◆ **DO THIS**:
Extract each line containing the string "React".

------------------------------------------------

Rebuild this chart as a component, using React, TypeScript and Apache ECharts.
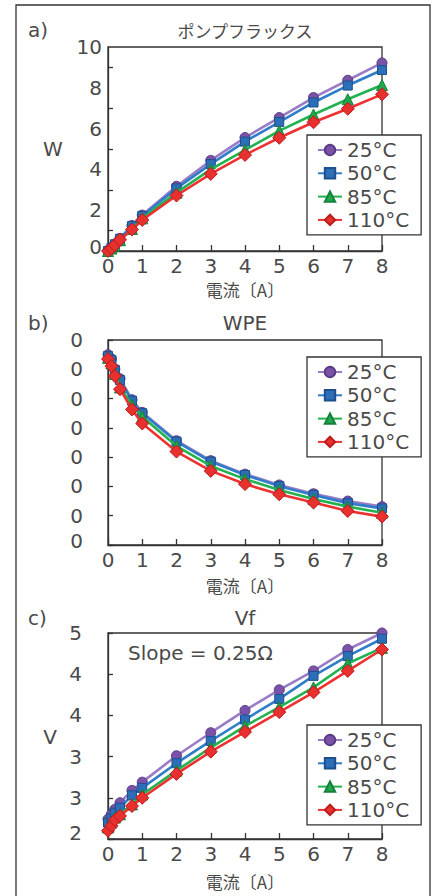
import React, { useEffect, useRef } from "react";
import * as echarts from "echarts";

const xValues = [0, 0.1, 0.2, 0.35, 0.7, 1, 2, 3, 4, 5, 6, 7, 8];
const seriesNames = ["25°C", "50°C", "85°C", "110°C"];

const pump25 = [0.03, 0.16, 0.35, 0.62, 1.25, 1.76, 3.17, 4.44, 5.56, 6.54, 7.52, 8.37, 9.22];
const pump50 = [0.0, 0.15, 0.33, 0.6, 1.22, 1.72, 3.07, 4.26, 5.36, 6.32, 7.28, 8.11, 8.87];
const pump85 = [0.0, 0.12, 0.27, 0.53, 1.08, 1.6, 2.86, 4.0, 4.95, 5.89, 6.69, 7.44, 8.14];
const pump110 = [0.0, 0.12, 0.29, 0.55, 1.05, 1.52, 2.72, 3.78, 4.71, 5.55, 6.31, 6.97, 7.68];

const wpe25 = [65.0, 63.5, 60.1, 56.8, 49.6, 45.3, 35.6, 28.8, 24.2, 20.5, 17.5, 15.0, 13.1];
const wpe50 = [64.5, 63.2, 59.8, 56.3, 49.3, 45.0, 35.3, 28.5, 23.9, 20.1, 17.1, 14.3, 12.5];
const wpe85 = [63.9, 62.0, 58.4, 53.8, 47.8, 43.8, 33.8, 27.0, 22.5, 18.8, 15.7, 13.1, 11.0];
const wpe110 = [63.5, 61.1, 57.7, 53.2, 46.3, 41.5, 31.9, 25.3, 20.8, 17.3, 14.5, 11.6, 9.7];

const vf25 = [2.74, 2.8, 2.86, 2.94, 3.09, 3.19, 3.51, 3.79, 4.06, 4.31, 4.54, 4.8, 5.0];
const vf50 = [2.7, 2.75, 2.82, 2.88, 3.03, 3.12, 3.42, 3.69, 3.95, 4.2, 4.48, 4.72, 4.93];
const vf85 = [2.64, 2.7, 2.76, 2.8, 2.92, 3.04, 3.33, 3.61, 3.87, 4.1, 4.34, 4.63, 4.82];
const vf110 = [2.6, 2.66, 2.73, 2.78, 2.9, 3.0, 3.29, 3.56, 3.8, 4.04, 4.28, 4.54, 4.8];

const xTickLabels = ["0", "1", "2", "3", "4", "5", "6", "7", "8"];
const yTickLabelsA = ["0", "2", "4", "6", "8", "10"];
const yTickLabelsB = ["0", "0", "0", "0", "0", "0", "0", "0"];
const yTickLabelsC = ["2", "3", "3", "4", "4", "5"];

const panelLabels = ["a)", "b)", "c)"];
const panelTitles = ["ポンプフラックス", "WPE", "Vf"];
const yNames = ["W", "", "V"];
const xName = "電流〔A〕";
const slopeNote = "Slope = 0.25Ω";

const LAT = "DejaVu Sans, Noto Sans CJK JP, sans-serif";
const JP = "Noto Sans CJK JP, sans-serif";
const TXT = "#4a4a4a";
const AX = "#333";

const styles = [
  { symbol: "circle", size: 10, fill: "#7a52a8", edge: "#5b3a86", line: "#9a7cc6" },
  { symbol: "rect", size: 9, fill: "#2c6fb8", edge: "#1c4f8c", line: "#2f7dc8" },
  { symbol: "triangle", size: 11, fill: "#1fa84c", edge: "#13813a", line: "#22b24f" },
  { symbol: "diamond", size: 13, fill: "#e8302e", edge: "#b81c1c", line: "#ee3030" },
];

const grids = [
  { left: 108, top: 47, width: 274, height: 204 },
  { left: 108, top: 340, width: 274, height: 205 },
  { left: 108, top: 633, width: 274, height: 206 },
];

export default function App() {
  const ref = useRef<HTMLDivElement>(null);
  useEffect(() => {
    if (!ref.current) return;
    const chart = echarts.init(ref.current, null, { renderer: "svg" });
    const panels = [
      [pump25, pump50, pump85, pump110],
      [wpe25, wpe50, wpe85, wpe110],
      [vf25, vf50, vf85, vf110],
    ];
    const series: any[] = [];
    panels.forEach((set, gi) => {
      set.forEach((vals, si) => {
        const s = styles[si];
        series.push({
          type: "line",
          name: seriesNames[si],
          xAxisIndex: gi,
          yAxisIndex: gi,
          data: xValues.map((x, i) => [x, vals[i]]),
          symbol: s.symbol,
          symbolSize: s.size,
          showSymbol: true,
          clip: false,
          lineStyle: { color: s.line, width: 2.6 },
          itemStyle: { color: s.fill, borderColor: s.edge, borderWidth: 1 },
          z: 3 + si,
        });
      });
    });

    const xAxes = grids.map((_, gi) => ({
      type: "value",
      gridIndex: gi,
      min: 0,
      max: 8,
      interval: 1,
      name: xName,
      nameLocation: "middle",
      nameGap: [38.5, 40, 42.5][gi],
      nameTextStyle: { fontFamily: JP, fontSize: 17, color: TXT, verticalAlign: "middle" },
      axisLine: { show: true, lineStyle: { color: AX, width: 1.3 } },
      axisTick: { show: true, inside: true, length: 6, lineStyle: { color: AX, width: 1.3 } },
      splitLine: { show: false },
      axisLabel: {
        margin: 5,
        fontFamily: LAT,
        fontSize: 20,
        color: TXT,
        formatter: (v: number) => xTickLabels[Math.round(v)] ?? "",
      },
    }));

    const bottomRich = { lo: { padding: [0, 0, 9, 0], fontFamily: LAT, fontSize: 20, color: TXT } };
    const yAxes = [
      {
        type: "value",
        gridIndex: 0,
        min: 0,
        max: 10,
        interval: 2,
        axisLine: { show: true, lineStyle: { color: AX, width: 1.3 } },
        axisTick: { show: false, inside: true, length: 5 },
        minorTick: { show: true, splitNumber: 2, length: 5, lineStyle: { color: AX, width: 1.3 } },
        splitLine: { show: false },
        minorSplitLine: { show: false },
        axisLabel: {
          margin: 6,
          fontFamily: LAT,
          fontSize: 20,
          color: TXT,
          rich: bottomRich,
          formatter: (v: number) => {
            const t = yTickLabelsA[Math.round(v / 2)] ?? "";
            return Math.round(v) === 0 ? `{lo|${t}}` : t;
          },
        },
      },
      {
        type: "value",
        gridIndex: 1,
        min: 0,
        max: 70,
        interval: 10,
        axisLine: { show: true, lineStyle: { color: AX, width: 1.3 } },
        axisTick: { show: true, inside: true, length: 5, lineStyle: { color: AX, width: 1.3 } },
        splitLine: { show: false },
        axisLabel: {
          margin: 25,
          fontFamily: LAT,
          fontSize: 20,
          color: TXT,
          rich: bottomRich,
          formatter: (v: number) => {
            const idx = Math.round(v / 10);
            const t = yTickLabelsB[idx] ?? "";
            return idx === 0 ? `{lo|${t}}` : t;
          },
        },
      },
      {
        type: "value",
        gridIndex: 2,
        min: 2.5,
        max: 5,
        interval: 0.5,
        axisLine: { show: true, lineStyle: { color: AX, width: 1.3 } },
        axisTick: { show: true, inside: true, length: 5, lineStyle: { color: AX, width: 1.3 } },
        splitLine: { show: false },
        axisLabel: {
          margin: 26,
          fontFamily: LAT,
          fontSize: 20,
          color: TXT,
          rich: { lo: { padding: [0, 0, 12, 0], fontFamily: LAT, fontSize: 20, color: TXT } },
          formatter: (v: number) => {
            const idx = Math.round((v - 2.5) / 0.5);
            const t = yTickLabelsC[idx] ?? "";
            return idx === 0 ? `{lo|${t}}` : t;
          },
        },
      },
    ];

    const legendTops = [135, 357, 725];
    const legends = legendTops.map((top) => ({
      left: 307,
      top,
      orient: "vertical",
      padding: [5, 12, 5, 10],
      itemGap: 3.3,
      itemWidth: 24,
      itemHeight: 13,
      borderColor: AX,
      borderWidth: 1.3,
      backgroundColor: "#fff",
      selectedMode: false,
      textStyle: { fontFamily: LAT, fontSize: 20, color: TXT },
      data: seriesNames,
    }));

    const titleYs = [30, 323, 618];
    const graphic: any[] = [
      {
        type: "rect",
        silent: true,
        z: -1,
        shape: { x: 16, y: 5, width: 414, height: 900 },
        style: { fill: "none", stroke: AX, lineWidth: 1.3 },
      },
    ];
    titleYs.forEach((y, i) => {
      graphic.push({
        type: "text",
        x: 28,
        y,
        style: { text: panelLabels[i], font: `20px ${LAT}`, fill: TXT, verticalAlign: "middle" },
      });
      graphic.push({
        type: "text",
        x: 245,
        y,
        style: {
          text: panelTitles[i],
          font: i === 0 ? `17px ${JP}` : `20px ${LAT}`,
          fill: TXT,
          align: "center",
          verticalAlign: "middle",
        },
      });
    });
    graphic.push({
      type: "text",
      x: 53,
      y: 149,
      style: { text: yNames[0], font: `20px ${LAT}`, fill: TXT, align: "center", verticalAlign: "middle" },
    });
    graphic.push({
      type: "text",
      x: 50,
      y: 737,
      style: { text: yNames[2], font: `20px ${LAT}`, fill: TXT, align: "center", verticalAlign: "middle" },
    });
    graphic.push({
      type: "text",
      x: 128,
      y: 653,
      style: { text: slopeNote, font: `20px ${LAT}`, fill: TXT, verticalAlign: "middle" },
    });

    chart.setOption({
      animation: false,
      backgroundColor: "#fff",
      grid: grids.map((g) => ({ ...g, show: true, borderColor: AX, borderWidth: 1.3, backgroundColor: "transparent" })),
      xAxis: xAxes,
      yAxis: yAxes,
      legend: legends,
      series,
      graphic,
    });
    return () => chart.dispose();
  }, []);
  return <div ref={ref} style={{ position: "fixed", left: 0, top: 0, width: 436, height: 896 }} />;
}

------------------------------------------------

◆ **ANSWER TO THIS EXERCISE**:
Rebuild this chart as a component, using React, TypeScript and Apache ECharts.
import React, { useEffect, useRef } from "react";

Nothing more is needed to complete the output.